If you're thinking Suzanne was a clumsy klutz who got what she deserved, let me share some additional facts.
First of all, the official policy at Kmart stores is to help shoppers retrieve merchandise from shelves and to "securely fasten" any merchandise displayed above eye level. Here, it was not disputed that the salsa cans were stacked above eye level and not securely fastened. (Although how do you fasten a can of salsa? Glue it to the shelf?)
It also was undisputed that the Kmart shelves were stacked higher than shelves at other stores in the area.
And there was evidence that falling goods had injured seven Kmart customers in the preceding 16 months.
For example, just five months before Suzanne's accident, another Kmart patron was hurt by falling cans when she tried to retrieve a can of green beans from a six-foot-high shelf. At the time of that mishap, a store employee completed an accident report which said the customer's injuries were caused by canned goods that were stacked too high for the customer.
In short, Suzanne could prove that Kmart had failed to follow its own policy; that the local custom was to not stack merchandise so high; that other Kmart shoppers had been injured in similar accidents; and that Kmart therefore knew that customers could be injured by falling cans that weren't properly secured.
But, as they say, the best defense is a good offense. So in January, 1997, the company moved to dismiss Suzanne's suit. And after a sympathetic (and probably tall) judge sided with Kmart, Suzanne found herself on the wrong side of an appeal.

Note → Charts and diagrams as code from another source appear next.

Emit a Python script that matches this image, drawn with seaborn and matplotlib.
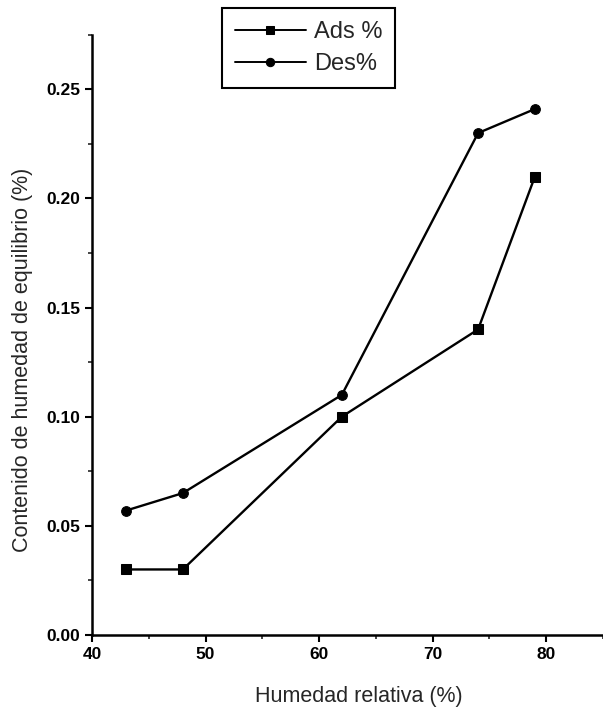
import numpy as np
import pandas as pd
import seaborn as sns
import matplotlib.pyplot as plt
from matplotlib.ticker import MultipleLocator

# data
humedad = [43, 48, 62, 74, 79]
ads = [0.030, 0.030, 0.100, 0.140, 0.210]
des = [0.057, 0.065, 0.110, 0.230, 0.241]

df = pd.DataFrame({
    'Humedad': humedad * 2,
    'Contenido': ads + des,
    'Serie': ['Ads %'] * len(ads) + ['Des%'] * len(des),
})

sns.set_style('ticks')
plt.rcParams['font.family'] = ['Liberation Sans', 'DejaVu Sans']

fig = plt.figure(figsize=(6.03, 7.11), dpi=100)
ax = fig.add_axes([0.1526, 0.107, 0.8474, 0.844])

sns.lineplot(data=df, x='Humedad', y='Contenido', style='Serie',
             markers={'Ads %': 's', 'Des%': 'o'}, dashes=False,
             color='black', linewidth=1.7, markersize=7,
             markeredgecolor='black', ax=ax)

ax.set_xlim(40, 85)
ax.set_ylim(0, 0.275)
ax.xaxis.set_major_locator(MultipleLocator(10))
ax.xaxis.set_minor_locator(MultipleLocator(5))
ax.yaxis.set_major_locator(MultipleLocator(0.05))
ax.yaxis.set_minor_locator(MultipleLocator(0.025))
ax.yaxis.set_major_formatter(plt.FormatStrFormatter('%.2f'))

for s in ['top', 'right']:
    ax.spines[s].set_visible(False)
for s in ['left', 'bottom']:
    ax.spines[s].set_linewidth(1.8)
    ax.spines[s].set_color('black')

ax.tick_params(which='major', length=5, width=1.5, direction='out',
               labelsize=12.5, colors='black')
ax.tick_params(which='minor', length=3, width=1.2, direction='out')
for lab in ax.get_xticklabels() + ax.get_yticklabels():
    lab.set_fontweight('bold')

ax.set_xlabel('Humedad relativa (%)', fontsize=15.5, labelpad=16)
ax.set_ylabel('Contenido de humedad de equilibrio (%)', fontsize=15.5, labelpad=10)
ax.xaxis.set_label_coords(0.522, -0.085)
ax.yaxis.set_label_coords(-0.115, 0.458)

leg = ax.legend(loc='upper center', bbox_to_anchor=(0.424, 1.045),
                fontsize=17, frameon=True, fancybox=False,
                handlelength=3.0, borderpad=0.55, labelspacing=0.45,
                handletextpad=0.35, borderaxespad=0)
leg.get_frame().set_edgecolor('black')
leg.get_frame().set_linewidth(1.5)
leg.get_frame().set_alpha(1)
leg.set_title(None)
for h in leg.get_lines():
    h.set_markersize(6)
    h.set_linewidth(1.4)

fig.savefig('out.png', dpi=100)
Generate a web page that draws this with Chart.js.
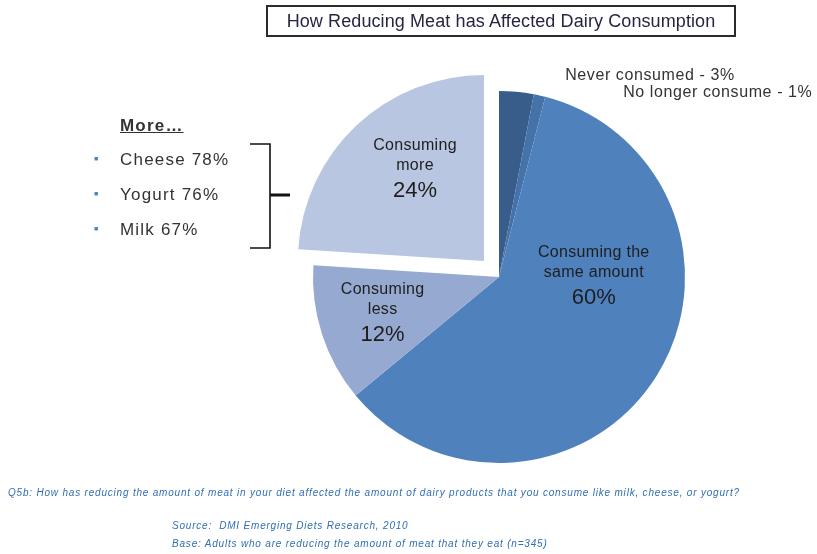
<!DOCTYPE html>
<html lang="en">
<head>
    <meta charset="UTF-8">
    <title>How Reducing Meat has Affected Dairy Consumption</title>
    <style>
        body { margin: 0; background: #fff; font-family: "Liberation Sans", Arial, sans-serif; }
        #page { position: relative; width: 817px; height: 554px; overflow: hidden; }
        #chartCanvas { position: absolute; left: 0; top: 0; }
        #title {
            position: absolute; left: 266px; top: 5px; width: 466px; height: 28px;
            border: 2px solid #2b2b2b; text-align: center; line-height: 28px;
            font-size: 18px; color: #262640; letter-spacing: 0.1px;
        }
        #more { position: absolute; left: 120px; top: 116px; font-size: 17px; color: #333; letter-spacing: 1.2px; }
        #more .head { font-weight: bold; text-decoration: underline; }
        #more ul { list-style: none; margin: 0; padding: 0; position: absolute; left: -26px; top: 33px; width: 190px; }
        #more li { height: 35px; line-height: 20px; white-space: nowrap; }
        #more li span.b { display: inline-block; width: 26px; color: #4f81bd; font-size: 7px; vertical-align: 4px; letter-spacing: 0; }
        .note { position: absolute; font-style: italic; color: #2f6fb4; font-size: 10px; white-space: nowrap; letter-spacing: 0.8px; }
        #bracket { position: absolute; left: 0; top: 0; }
    </style>
</head>
<body>
<div id="page">
    <canvas id="chartCanvas" width="817" height="554"></canvas>
    <div id="title">How Reducing Meat has Affected Dairy Consumption</div>
    <div id="more">
        <div class="head">More…</div>
        <ul id="moreList"></ul>
    </div>
    <svg id="bracket" width="817" height="554">
        <polyline points="250,144 270,144 270,248 250,248" fill="none" stroke="#111" stroke-width="1.6"/>
        <line x1="270" y1="195" x2="290" y2="195" stroke="#111" stroke-width="3"/>
    </svg>
    <div class="note" style="left:8px; top:487px;">Q5b: How has reducing the amount of meat in your diet affected the amount of dairy products that you consume like milk, cheese, or yogurt?</div>
    <div class="note" style="left:172px; top:520px;">Source:&nbsp; DMI Emerging Diets Research, 2010</div>
    <div class="note" style="left:172px; top:538px;">Base: Adults who are reducing the amount of meat that they eat (n=345)</div>
</div>

<script src="https://cdn.jsdelivr.net/npm/chart.js"></script>
<script>
    // data
    const categories = ['Never consumed', 'No longer consume', 'Consuming the same amount', 'Consuming less', 'Consuming more'];
    const shares = [3, 1, 60, 12, 24];
    const moreItems = ['Cheese', 'Yogurt', 'Milk'];
    const moreShares = [78, 76, 67];

    // styling
    const sliceColors = ['#385d8a', '#4672aa', '#4f81bd', '#95a9d1', '#b9c6e1'];
    const sliceOffsets = [0, 0, 0, 0, 88]; // chart.js moves an arc by offset / 4
    // label lines, angle (deg clockwise from top), distance as fraction of radius
    const labelLines = [
        ['Never consumed - 3%'],
        ['No longer consume - 1%'],
        ['Consuming the', 'same amount', '60%'],
        ['Consuming', 'less', '12%'],
        ['Consuming', 'more', '24%']
    ];
    const labelAngle = [36.8, 49.8, 87.6, 254.3, 323];
    const labelDist = [1.355, 1.54, 0.51, 0.65, 0.75];

    const list = document.getElementById('moreList');
    moreItems.forEach((name, i) => {
        const li = document.createElement('li');
        li.innerHTML = '<span class="b">■</span>' + name + ' ' + moreShares[i] + '%';
        list.appendChild(li);
    });

    const sliceLabels = {
        id: 'sliceLabels',
        afterDatasetsDraw(chart) {
            const ctx = chart.ctx;
            const arcs = chart.getDatasetMeta(0).data;
            ctx.save();
            ctx.textAlign = 'center';
            ctx.textBaseline = 'middle';
            arcs.forEach((arc, i) => {
                const a = (labelAngle[i] - 90) * Math.PI / 180;
                const r = arc.outerRadius * labelDist[i];
                const cx = arc.x + Math.cos(a) * r;
                const cy = arc.y + Math.sin(a) * r;
                const lines = labelLines[i];
                if (lines.length === 1) {
                    ctx.font = '16px "Liberation Sans", Arial, sans-serif';
                    ctx.letterSpacing = '0.6px';
                    ctx.fillStyle = '#333';
                    ctx.fillText(lines[0], cx, cy);
                } else {
                    ctx.fillStyle = '#1e1e1e';
                    ctx.font = '16px "Liberation Sans", Arial, sans-serif';
                    ctx.letterSpacing = '0.3px';
                    ctx.fillText(lines[0], cx, cy - 20);
                    ctx.fillText(lines[1], cx, cy);
                    ctx.font = '22px "Liberation Sans", Arial, sans-serif';
                    ctx.letterSpacing = '0px';
                    ctx.fillText(lines[2], cx, cy + 25);
                }
            });
            ctx.restore();
        }
    };

    new Chart(document.getElementById('chartCanvas').getContext('2d'), {
        type: 'pie',
        data: {
            labels: categories,
            datasets: [{
                data: shares,
                backgroundColor: sliceColors,
                borderWidth: 0,
                offset: sliceOffsets,
                clip: false
            }]
        },
        options: {
            responsive: false,
            animation: false,
            radius: 186,
            layout: { padding: { left: 290, right: 109, top: 0, bottom: 0 } },
            plugins: {
                legend: { display: false },
                tooltip: { enabled: false }
            }
        },
        plugins: [sliceLabels]
    });
</script>
</body>
</html>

Then she waited for the appeal to run its course, as our courts will never be accused of moving at mach speed.
But last month, more than six years after her accident, Suzanne finally got good news from a North Carolina appeals court.
The court initially observed that Kmart owed a duty of reasonable care to its customers. Whether this duty was met, said the court, is judged against the conduct of a reasonably prudent person under the same or similar circumstances.
And on that point, the court felt reasonable minds could differ.
After all, said the court, Kmart clearly knew it was store policy to not stack unsecured items higher than eye level. It knew other customers had been injured when cans were stacked too high. It knew no ladders or employees were available to help salsa-buying customers. And it knew no signs were posted to warn shoppers about the risk of falling merchandise.
In sum, the court ruled that Suzanne's claims were wrongly dismissed and that she instead deserved her day in court.
As to whether Suzanne ultimately prevails, your guess probably is as good as mine.
But if I were her, I don't think I'd want any basketball players sitting on my jury.